SET EXERCISE -
Find each line holding the word "matplotlib" and give the number of such lines, nothing else.

EXTRACTED RECORDS -
----

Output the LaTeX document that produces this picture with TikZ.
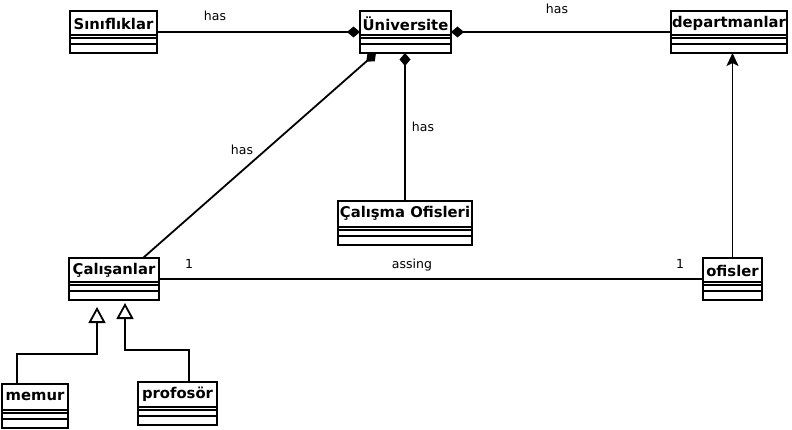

----

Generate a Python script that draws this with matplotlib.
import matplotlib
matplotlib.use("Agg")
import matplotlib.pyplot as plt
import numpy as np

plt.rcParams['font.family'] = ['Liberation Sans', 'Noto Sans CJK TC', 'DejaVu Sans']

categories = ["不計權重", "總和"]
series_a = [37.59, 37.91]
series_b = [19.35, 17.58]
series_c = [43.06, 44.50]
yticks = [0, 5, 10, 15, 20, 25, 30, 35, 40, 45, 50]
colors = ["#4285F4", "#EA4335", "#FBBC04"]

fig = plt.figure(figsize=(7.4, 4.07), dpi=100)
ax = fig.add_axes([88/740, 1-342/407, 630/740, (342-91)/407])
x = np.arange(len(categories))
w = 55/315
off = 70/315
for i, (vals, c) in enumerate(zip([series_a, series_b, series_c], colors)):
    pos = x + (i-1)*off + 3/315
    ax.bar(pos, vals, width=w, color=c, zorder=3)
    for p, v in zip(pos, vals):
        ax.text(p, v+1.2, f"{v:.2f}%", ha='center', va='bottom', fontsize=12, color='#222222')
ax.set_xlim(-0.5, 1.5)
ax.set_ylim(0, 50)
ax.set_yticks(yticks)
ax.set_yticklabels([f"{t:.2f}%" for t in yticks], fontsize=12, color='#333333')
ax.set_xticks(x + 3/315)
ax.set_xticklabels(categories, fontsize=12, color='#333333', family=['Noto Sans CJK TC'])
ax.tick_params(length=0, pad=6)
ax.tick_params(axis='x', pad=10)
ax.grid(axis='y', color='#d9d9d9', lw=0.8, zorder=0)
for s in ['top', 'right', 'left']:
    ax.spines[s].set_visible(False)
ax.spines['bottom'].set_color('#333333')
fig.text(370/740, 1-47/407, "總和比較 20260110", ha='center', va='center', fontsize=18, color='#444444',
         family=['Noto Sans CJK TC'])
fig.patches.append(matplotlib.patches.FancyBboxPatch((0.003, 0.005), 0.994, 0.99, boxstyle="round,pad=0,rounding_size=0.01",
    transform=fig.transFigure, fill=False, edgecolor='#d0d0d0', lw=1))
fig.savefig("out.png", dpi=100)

----

FULL ANSWER -
5